§ Instructions to follow:
Show all lines of the listing that hold the word "this".

(Charts and diagrams as code)
▼
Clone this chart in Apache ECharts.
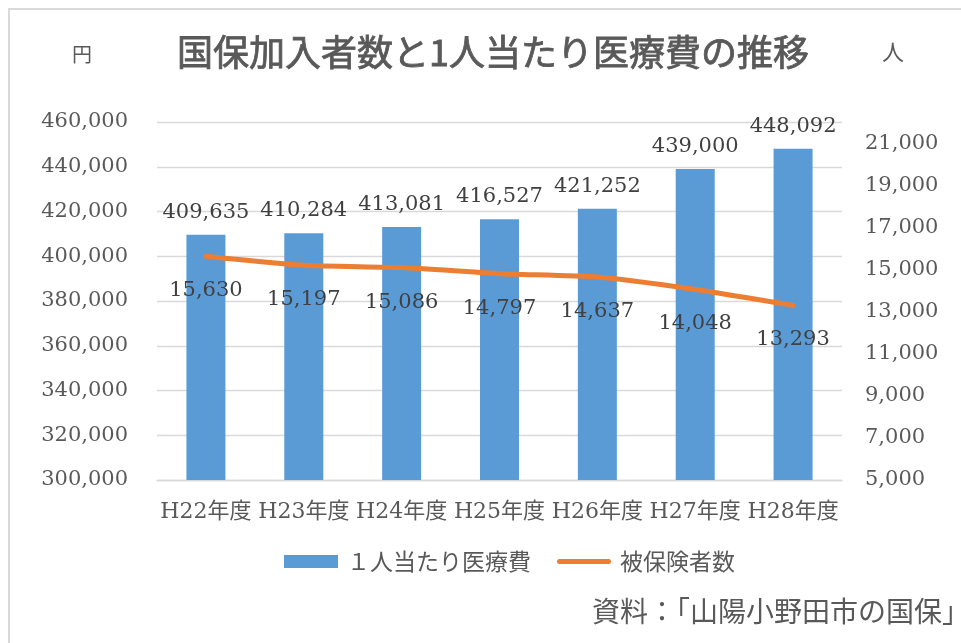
<!DOCTYPE html>
<html>
<head>
<meta charset="utf-8">
<script src="https://cdn.jsdelivr.net/npm/echarts@6/dist/echarts.min.js"></script>
<style>
  html, body { margin: 0; padding: 0; background: #fff; }
  #chart { width: 961px; height: 643px; }
</style>
</head>
<body>
<div id="chart"></div>
<script>
// 年度
const years = ['H22年度', 'H23年度', 'H24年度', 'H25年度', 'H26年度', 'H27年度', 'H28年度'];
// 1人当たり医療費（円）
const costPerPerson = [409635, 410284, 413081, 416527, 421252, 439000, 448092];
// 被保険者数（人）
const insured = [15630, 15197, 15086, 14797, 14637, 14048, 13293];

const serif = "'DejaVu Serif', 'Noto Sans CJK JP', serif";
const sans = "'Noto Sans CJK JP', sans-serif";
const fmt = v => Number(v).toLocaleString('en-US');

const chart = echarts.init(document.getElementById('chart'));

chart.setOption({
  animation: false,
  backgroundColor: '#fff',
  title: {
    text: '国保加入者数と1人当たり医療費の推移',
    left: 172,
    top: 29,
    textStyle: {
      fontFamily: sans, fontSize: 36, fontWeight: 'normal', color: '#595959',
      textBorderColor: '#595959', textBorderWidth: 0.8
    }
  },
  graphic: [
    // 外枠
    {
      type: 'rect',
      shape: { x: 9, y: 9, width: 980, height: 660 },
      style: { fill: 'none', stroke: '#D9D9D9', lineWidth: 2 },
      silent: true
    },
    {
      type: 'text', left: 72, top: 44,
      style: { text: '円', font: '20px ' + sans, fill: '#595959' }
    },
    {
      type: 'text', left: 882, top: 41,
      style: { text: '人', font: '22px ' + sans, fill: '#595959' }
    },
    {
      type: 'text', left: 592, top: 597,
      style: { text: '資料：「山陽小野田市の国保」', font: '28px ' + sans, fill: '#595959' }
    }
  ],
  legend: {
    left: 279,
    top: 545,
    itemGap: 26,
    itemWidth: 54,
    itemHeight: 13,
    textStyle: { fontFamily: sans, fontSize: 23, color: '#595959', padding: [0, 0, 0, 4] },
    data: [
      { name: '１人当たり医療費', icon: 'rect' },
      {
        name: '被保険者数',
        icon: 'path://M2.5,0 L51.5,0 A2.5,2.5 0 0 1 51.5,5 L2.5,5 A2.5,2.5 0 0 1 2.5,0 Z',
        itemStyle: { color: '#ED7D31', opacity: 1 }
      }
    ]
  },
  grid: { left: 157, right: 119, top: 122, bottom: 163 },
  xAxis: {
    type: 'category',
    data: years,
    axisLine: { lineStyle: { color: '#D9D9D9', width: 1.3 } },
    axisTick: { show: false },
    axisLabel: {
      interval: 0,
      margin: 21,
      fontFamily: serif,
      fontSize: 22,
      color: '#595959'
    }
  },
  yAxis: [
    {
      type: 'value',
      min: 300000,
      max: 460000,
      interval: 20000,
      axisLine: { show: false },
      axisTick: { show: false },
      splitLine: { lineStyle: { color: '#D9D9D9', width: 1.3 } },
      axisLabel: {
        margin: 29,
        fontFamily: serif,
        fontSize: 21,
        color: '#595959',
        formatter: fmt
      }
    },
    {
      type: 'value',
      min: 5000,
      max: 22000,
      interval: 2000,
      axisLine: { show: false },
      axisTick: { show: false },
      splitLine: { show: false },
      axisLabel: {
        margin: 23,
        showMaxLabel: false,
        fontFamily: serif,
        fontSize: 21,
        color: '#595959',
        formatter: fmt
      }
    }
  ],
  series: [
    {
      name: '１人当たり医療費',
      type: 'bar',
      data: costPerPerson,
      barWidth: 39,
      itemStyle: { color: '#5B9BD5' },
      label: {
        show: true,
        position: 'top',
        distance: 12,
        fontFamily: serif,
        fontSize: 21,
        color: '#404040',
        formatter: p => fmt(p.value)
      },
      z: 2
    },
    {
      name: '被保険者数',
      type: 'line',
      yAxisIndex: 1,
      data: insured,
      smooth: 0.2,
      symbol: 'circle',
      symbolSize: 2,
      showSymbol: true,
      lineStyle: { color: '#ED7D31', width: 5, cap: 'round' },
      itemStyle: { color: '#ED7D31' },
      label: {
        show: true,
        position: 'bottom',
        distance: 23,
        fontFamily: serif,
        fontSize: 21,
        color: '#404040',
        formatter: p => fmt(p.value)
      },
      z: 3
    }
  ]
});
</script>
</body>
</html>
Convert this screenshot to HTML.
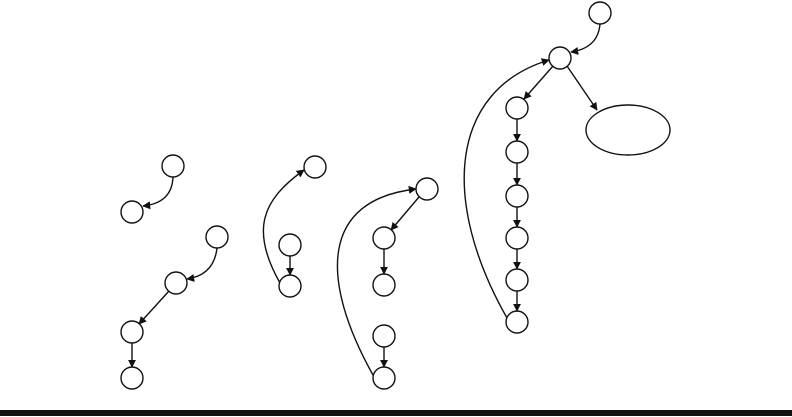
<!DOCTYPE html>
<html><head><meta charset="utf-8"><style>html,body{margin:0;padding:0;background:#fff;width:792px;height:417px;overflow:hidden}</style></head>
<body>
<svg width="792" height="417" viewBox="0 0 792 417">
<defs><marker id="ah" viewBox="0 0 10 10" refX="9" refY="5" markerWidth="8" markerHeight="8" markerUnits="userSpaceOnUse" orient="auto"><path d="M0,0 L10,5 L0,10 z" fill="#111"/></marker></defs>
<g fill="none" stroke="#111" stroke-width="1.4" marker-end="url(#ah)">
<path d="M173,177 Q172,203 143,206"/>
<path d="M217,248 Q214,275 187,279"/>
<path d="M169,291 L139,324"/>
<path d="M132,343 L132,367"/>
<path d="M290,256 L290,275"/>
<path d="M280,283 C250,230 262,200 304,170"/>
<path d="M419,197 L391,230"/>
<path d="M384,249 L384,274"/>
<path d="M384,347 L384,367"/>
<path d="M373,375 C320,280 320,200 416,189"/>
<path d="M600,24 Q598,48 571,52"/>
<path d="M553,66 L524,99"/>
<path d="M567,66 L597,110"/>
<path d="M517,119 L517,141"/>
<path d="M517,163 L517,185"/>
<path d="M517,207 L517,227"/>
<path d="M517,249 L517,269"/>
<path d="M517,291 L517,311"/>
<path d="M507,318 C440,200 450,90 549,60"/>
</g>
<g fill="#fff" stroke="#111" stroke-width="1.4">
<circle cx="173" cy="166" r="11"/><circle cx="132" cy="212" r="11"/>
<circle cx="217" cy="237" r="11"/><circle cx="176" cy="283" r="11"/>
<circle cx="132" cy="332" r="11"/><circle cx="132" cy="378" r="11"/>
<circle cx="315" cy="167" r="11"/><circle cx="290" cy="245" r="11"/><circle cx="290" cy="286" r="11"/>
<circle cx="427" cy="189" r="11"/><circle cx="384" cy="238" r="11"/><circle cx="384" cy="285" r="11"/>
<circle cx="384" cy="336" r="11"/><circle cx="384" cy="378" r="11"/>
<circle cx="600" cy="13" r="11"/><circle cx="560" cy="58" r="11"/>
<circle cx="517" cy="108" r="11"/><circle cx="517" cy="152" r="11"/><circle cx="517" cy="196" r="11"/>
<circle cx="517" cy="238" r="11"/><circle cx="517" cy="280" r="11"/><circle cx="517" cy="322" r="11"/>
<ellipse cx="628" cy="130" rx="42" ry="25"/>
</g>
<rect x="0" y="410" width="792" height="6" fill="#111"/>
</svg>
</body></html>
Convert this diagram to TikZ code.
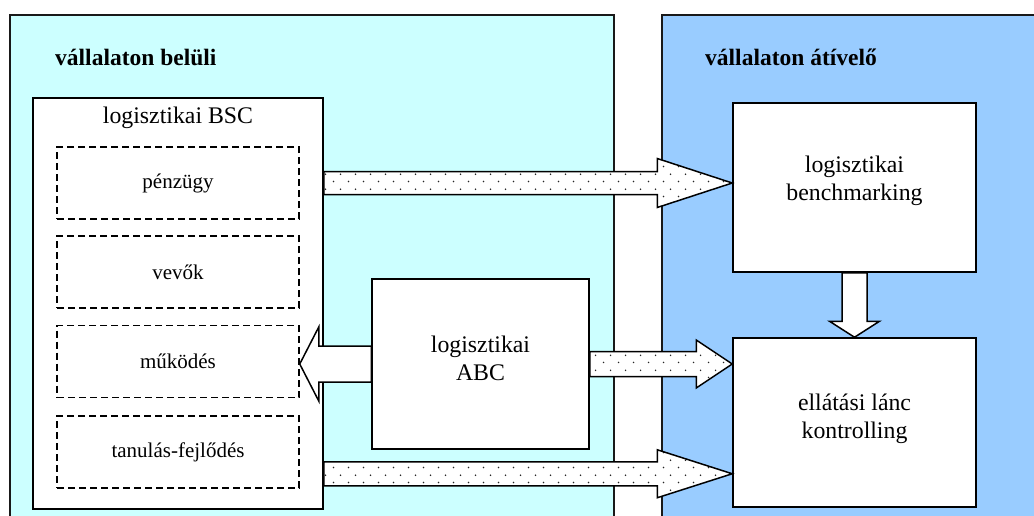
\documentclass[tikz,border=0pt]{standalone}
\usepackage{fontspec}
\setmainfont{Liberation Serif}
\usetikzlibrary{calc,patterns.meta}

\definecolor{inpanel}{HTML}{CCFFFF}
\definecolor{outpanel}{HTML}{99CCFF}

% sparse staggered dots for the information-flow arrows
\tikzdeclarepattern{
  name=sparsedots,
  type=uncolored,
  bounding box={(0pt,0pt) and (15pt,15pt)},
  tile size={(15pt,15pt)},
  code={
    \fill (3.75pt,3.75pt) circle (0.9pt);
    \fill (11.25pt,11.25pt) circle (0.9pt);
  }
}

% block arrow: [style]{from}{tip}{shaft half width}{head half width}{head length}
\newcommand\blockarrow[6][]{%
  \coordinate (ba-s) at (#2);
  \coordinate (ba-t) at (#3);
  \coordinate (ba-b) at ($(ba-t)!#6!(ba-s)$);
  \draw[#1] ($(ba-s)!#4!90:(ba-t)$) -- ($(ba-b)!#4!90:(ba-t)$)
    -- ($(ba-b)!#5!90:(ba-t)$) -- (ba-t) -- ($(ba-b)!#5!-90:(ba-t)$)
    -- ($(ba-b)!#4!-90:(ba-t)$) -- ($(ba-s)!#4!-90:(ba-t)$) -- cycle;
}

\tikzset{
  panel/.style={draw=black!90, line width=1.5pt, inner sep=0pt, anchor=north west},
  box/.style={draw, fill=white, line width=1.5pt, inner sep=0pt},
  dbox/.style={draw, dash pattern=on 7pt off 4pt, line width=1.5pt, inner sep=0pt,
    minimum width=242pt, minimum height=72pt, font=\fontsize{21}{25}\selectfont},
  lbl/.style={inner sep=0pt, align=center},
  head/.style={inner sep=0pt, anchor=west, font=\bfseries\fontsize{23.5}{28}\selectfont},
  hollow/.style={draw, fill=white, line width=1.5pt, line join=miter},
  dotarrow/.style={draw, line width=1.5pt, line join=miter, preaction={fill=white},
    pattern=sparsedots, pattern color=black!85},
}

\begin{document}
\begin{tikzpicture}[x=1pt, y=-1pt, font=\fontsize{23.8}{28}\selectfont]
\useasboundingbox (0,0) rectangle (1034,515);
\clip (0,0) rectangle (1034,515);
\fill[white] (0,0) rectangle (1034,515);

% the two domains
\node[panel, fill=inpanel, minimum width=604pt, minimum height=530pt] (inside) at (9,14) {};
\node[panel, fill=outpanel, minimum width=390pt, minimum height=530pt] (across) at (661,14) {};
\node[head] (inhead) at (55,57) {vállalaton belüli};
\node[head] (outhead) at (705,57) {vállalaton átívelő};

% logistics balanced scorecard with its four perspectives
\node[box, minimum width=290pt, minimum height=411pt] (bsc) at (178,303.5) {};
\node[lbl] (bsct) at (178,118) {logisztikai BSC};
\node[dbox] (pz) at (178,183) {pénzügy};
\node[dbox] (vv) at (178,272) {vevők};
\node[dbox] (mk) at (178,361.5) {működés};
\node[dbox] (tf) at (178,452) {tanulás-fejlődés};

% activity based costing
\node[box, minimum width=217pt, minimum height=170pt] (abc) at (480.5,364) {};
\node[lbl] (abct) at (480.5,358) {logisztikai\\ABC};

% cross-company tools
\node[box, minimum width=243pt, minimum height=169pt] (bench) at (854.5,187.5) {};
\node[lbl] (bencht) at (854.5,181) {logisztikai\\benchmarking};
\node[box, minimum width=243pt, minimum height=169pt] (ell) at (854.5,422.5) {};
\node[lbl] (ellt) at (854.5,419) {ellátási lánc\\kontrolling};

% flows
\coordinate (lowtip) at ($(ell.south west)+(0,-34)$);
\blockarrow[dotarrow]{bsc.east |- pz.center}{bench.west |- pz.center}{11.5pt}{24.5pt}{75pt}
\blockarrow[dotarrow]{abc.east}{ell.west |- abc.east}{12.5pt}{24pt}{36pt}
\blockarrow[dotarrow]{bsc.east |- lowtip}{lowtip}{12pt}{24pt}{75pt}
\blockarrow[hollow]{abc.west}{mk.east |- abc.west}{18pt}{37pt}{19pt}
\blockarrow[hollow]{bench.south}{ell.north}{12.5pt}{25pt}{16pt}
\end{tikzpicture}
\end{document}
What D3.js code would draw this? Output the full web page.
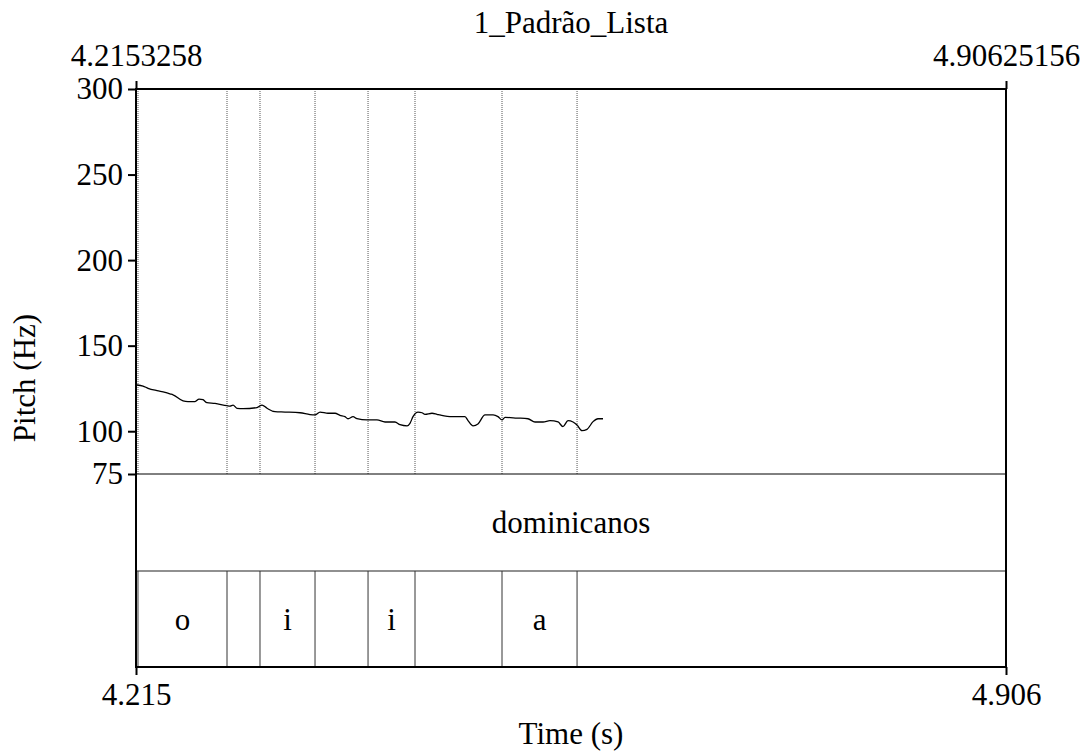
▲
§ Task solution:
Clone this chart in Apache ECharts.
Convert this screenshot to HTML.
Convert this diagram to TikZ code.
What D3.js code would draw this? Output the full web page.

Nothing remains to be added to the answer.